Tea industry seeks policy support as rising costs, labour shortage strain margins

“Many estates were being forced to sell tea below cost, leading to higher borrowings and financial strain. Unless we produce high-quality tea and fetch remunerative prices, sustainability is impossible,” Uttam Chakraborty, Chairman of the North Bengal branch of the Tea Association of India, said.

PTI

KOLKATA: India’s tea industry is facing mounting financial stress due to rising input costs, stagnant prices, labour shortages and climate-related risks, prompting planters to seek policy support and structural reforms to sustain operations, industry representatives said.
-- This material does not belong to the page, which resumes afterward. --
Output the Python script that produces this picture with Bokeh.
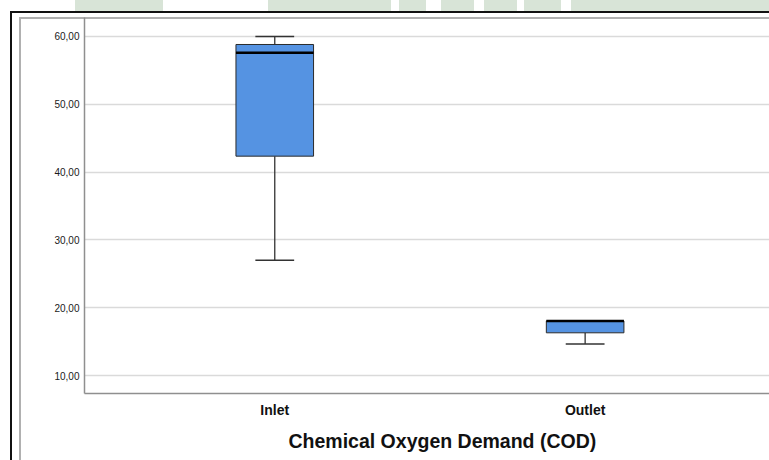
from bokeh.plotting import figure
from bokeh.models import Range1d, FixedTicker, Title, InlineStyleSheet
from bokeh.embed import file_html
from bokeh.resources import INLINE

# Chemical Oxygen Demand (COD) summary per sampling point
categories = ["Inlet", "Outlet"]
whisker_low = [27.0, 14.65]
q1 = [42.35, 16.30]
median = [57.6, 18.05]
q3 = [58.82, 18.05]
whisker_high = [60.0, 18.05]

y_ticks = [10, 20, 30, 40, 50, 60]
y_tick_labels = ["10,00", "20,00", "30,00", "40,00", "50,00", "60,00"]

title_text = "Chemical Oxygen Demand (COD)"

FONT = "Liberation Sans"
BOX_FILL = "#5593e2"
BOX_WIDTH = 0.25
CAP_WIDTH = 0.125

positions = [i + 1 for i in range(len(categories))]

p = figure(
    width=769, height=460,
    x_range=Range1d(0.387, 2.594),
    y_range=Range1d(7.35, 62.8),
    output_backend="svg", toolbar_location=None,
    min_border_left=84, min_border_right=0,
    min_border_top=17, min_border_bottom=67,
)
p.outline_line_color = None
p.background_fill_alpha = 0
p.border_fill_alpha = 0

# page banner strip and the double chart frame, painted behind the canvas
blocks = [(75, 163), (268, 391), (399, 426), (441, 474), (484, 517), (524, 561), (571, 769)]
layers = []
for left, right in blocks:
    layers.append(("#d8e4d7", left, 0, right - left, 11))
layers += [
    ("#111111", 10, 11, 2, 449),
    ("#111111", 10, 11, 759, 2),
    ("#b0b0b0", 19, 17, 2, 443),
    ("#b0b0b0", 19, 17, 750, 2),
]
css = ":host { background-color: #ffffff; background-repeat: no-repeat; "
css += "background-image: " + ", ".join(f"linear-gradient({c}, {c})" for c, *_ in layers) + "; "
css += "background-position: " + ", ".join(f"{x}px {y}px" for _, x, y, _w, _h in layers) + "; "
css += "background-size: " + ", ".join(f"{w}px {h}px" for *_, w, h in layers) + "; }"
p.stylesheets = [InlineStyleSheet(css=css)]

# axes
p.xaxis.ticker = FixedTicker(ticks=positions)
p.xaxis.major_label_overrides = {pos: name for pos, name in zip(positions, categories)}
p.yaxis.ticker = FixedTicker(ticks=y_ticks)
p.yaxis.major_label_overrides = {t: lab for t, lab in zip(y_ticks, y_tick_labels)}

for ax in (p.xaxis[0], p.yaxis[0]):
    ax.axis_line_color = "#8f8f8f"
    ax.axis_line_width = 1.5
    ax.major_tick_line_color = None
    ax.minor_tick_line_color = None
    ax.major_tick_out = 0
    ax.major_tick_in = 0

p.yaxis.major_label_text_font = FONT
p.yaxis.major_label_text_font_size = "10px"
p.yaxis.major_label_text_color = "#1a1a1a"
p.yaxis.major_label_standoff = 5

p.xaxis.major_label_text_font = FONT
p.xaxis.major_label_text_font_size = "14px"
p.xaxis.major_label_text_font_style = "bold"
p.xaxis.major_label_text_color = "#111111"
p.xaxis.major_label_standoff = 8

p.xgrid.grid_line_color = None
p.ygrid.ticker = FixedTicker(ticks=y_ticks)
p.ygrid.grid_line_color = "#dadada"
p.ygrid.grid_line_width = 1.5

# whiskers and caps
p.segment(x0=positions, y0=q3, x1=positions, y1=whisker_high, line_color="#333333", line_width=1.3)
p.segment(x0=positions, y0=q1, x1=positions, y1=whisker_low, line_color="#333333", line_width=1.3)
p.segment(x0=[x - CAP_WIDTH / 2 for x in positions], y0=whisker_high,
          x1=[x + CAP_WIDTH / 2 for x in positions], y1=whisker_high,
          line_color="#333333", line_width=1.3)
p.segment(x0=[x - CAP_WIDTH / 2 for x in positions], y0=whisker_low,
          x1=[x + CAP_WIDTH / 2 for x in positions], y1=whisker_low,
          line_color="#333333", line_width=1.3)

# boxes and medians
p.vbar(x=positions, width=BOX_WIDTH, bottom=q1, top=q3,
       fill_color=BOX_FILL, line_color="#2b2b2b", line_width=1)
p.segment(x0=[x - BOX_WIDTH / 2 for x in positions], y0=median,
          x1=[x + BOX_WIDTH / 2 for x in positions], y1=median,
          line_color="black", line_width=2.5)

# chart title under the category axis
p.add_layout(Title(text=title_text, align="left", offset=204, standoff=15,
                   text_font=FONT, text_font_size="19.5px", text_font_style="bold",
                   text_color="#111111"), "below")

open("out.html", "w").write(file_html(p, INLINE))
“Many estates were being forced to sell tea below cost, leading to higher borrowings and financial strain. Unless we produce high-quality tea and fetch remunerative prices, sustainability is impossible,” Uttam Chakraborty, Chairman of the North Bengal branch of the Tea Association of India, said.

He noted that wages account for nearly 60 per cent of production cost, making the sector highly sensitive to wage revisions and input inflation. Costs of fertilisers, coal, pesticides and electricity have risen sharply in recent years, with power expenses alone estimated at about Rs 10-11 per kg of made tea.
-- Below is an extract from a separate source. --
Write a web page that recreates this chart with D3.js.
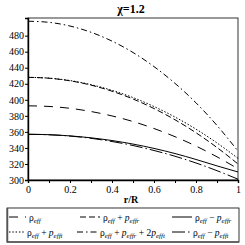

Shailja Mehta, President of the association, said the industry was grappling with a long-term mismatch between cost escalation and price growth.
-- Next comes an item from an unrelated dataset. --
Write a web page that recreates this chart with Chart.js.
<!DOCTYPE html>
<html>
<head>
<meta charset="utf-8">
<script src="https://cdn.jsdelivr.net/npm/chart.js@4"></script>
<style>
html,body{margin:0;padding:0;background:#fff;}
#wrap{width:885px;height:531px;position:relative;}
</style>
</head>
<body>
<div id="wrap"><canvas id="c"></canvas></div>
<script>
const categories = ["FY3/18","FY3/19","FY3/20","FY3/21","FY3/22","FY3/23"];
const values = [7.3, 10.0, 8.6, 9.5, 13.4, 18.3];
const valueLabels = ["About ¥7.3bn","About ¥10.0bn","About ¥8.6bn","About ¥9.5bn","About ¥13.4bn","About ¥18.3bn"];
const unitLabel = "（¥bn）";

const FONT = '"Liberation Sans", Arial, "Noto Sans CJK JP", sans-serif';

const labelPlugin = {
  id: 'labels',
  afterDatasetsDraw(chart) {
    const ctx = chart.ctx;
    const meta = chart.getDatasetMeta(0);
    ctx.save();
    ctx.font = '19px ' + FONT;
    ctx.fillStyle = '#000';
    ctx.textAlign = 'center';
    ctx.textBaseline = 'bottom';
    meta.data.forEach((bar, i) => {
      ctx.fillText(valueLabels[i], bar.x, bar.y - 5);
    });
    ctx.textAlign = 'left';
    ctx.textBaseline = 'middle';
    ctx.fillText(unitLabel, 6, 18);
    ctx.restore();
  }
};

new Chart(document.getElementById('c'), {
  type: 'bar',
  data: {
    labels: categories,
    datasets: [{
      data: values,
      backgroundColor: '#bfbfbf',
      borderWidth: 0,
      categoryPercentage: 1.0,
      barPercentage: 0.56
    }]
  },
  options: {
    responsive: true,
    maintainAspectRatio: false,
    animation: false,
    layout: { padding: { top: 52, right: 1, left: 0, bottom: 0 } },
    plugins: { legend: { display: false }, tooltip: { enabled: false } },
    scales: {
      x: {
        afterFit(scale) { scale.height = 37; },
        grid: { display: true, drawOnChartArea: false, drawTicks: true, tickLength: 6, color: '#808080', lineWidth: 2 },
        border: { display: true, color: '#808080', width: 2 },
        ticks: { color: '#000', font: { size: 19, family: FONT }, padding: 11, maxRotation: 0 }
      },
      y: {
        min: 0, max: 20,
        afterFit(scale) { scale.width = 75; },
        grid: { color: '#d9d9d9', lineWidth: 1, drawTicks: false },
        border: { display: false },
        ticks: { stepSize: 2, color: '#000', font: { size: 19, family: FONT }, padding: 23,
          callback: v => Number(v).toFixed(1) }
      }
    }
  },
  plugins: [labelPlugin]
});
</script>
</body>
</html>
"It is important that harmony is reached between the cost of production and price realisation,” she said, calling for a minimum sustainable price mechanism to ensure producers receive viable returns.

She highlighted the sector’s economic importance at a recent North Bengal chapter AGM, stating that the tea ecosystem in the northern part of West Bengal supports around 32 lakh people, or roughly 28 per cent of the region’s population.

Industry officials said labour availability has become a major operational challenge, with some estates reporting absenteeism of 25–50 per cent during peak production periods, forcing them to depend on outside labour at higher cost. Climate variability, including erratic rainfall, rising temperatures and pest infestations, is further affecting yields and quality.

Planters have urged faster release of pending subsidies from the Tea Board India, interest subvention on working capital loans and financial incentives for speciality tea production and machinery upgrades. They also want organised tea producers to be allowed access to schemes of the Ministry of Agriculture and Farmers Welfare, arguing that tea cultivation is primarily agricultural in nature.

The industry association has also sought lower power tariffs and quicker implementation of solar power provisions notified by the West Bengal Electricity Regulatory Commission to reduce energy costs.

Stakeholders said cheap imports and mislabelling of blended teas as Indian origin were hurting domestic producers and called for stricter monitoring to protect quality standards and export credibility.

India is the world’s second-largest tea producer and the sector directly employs more than one million workers.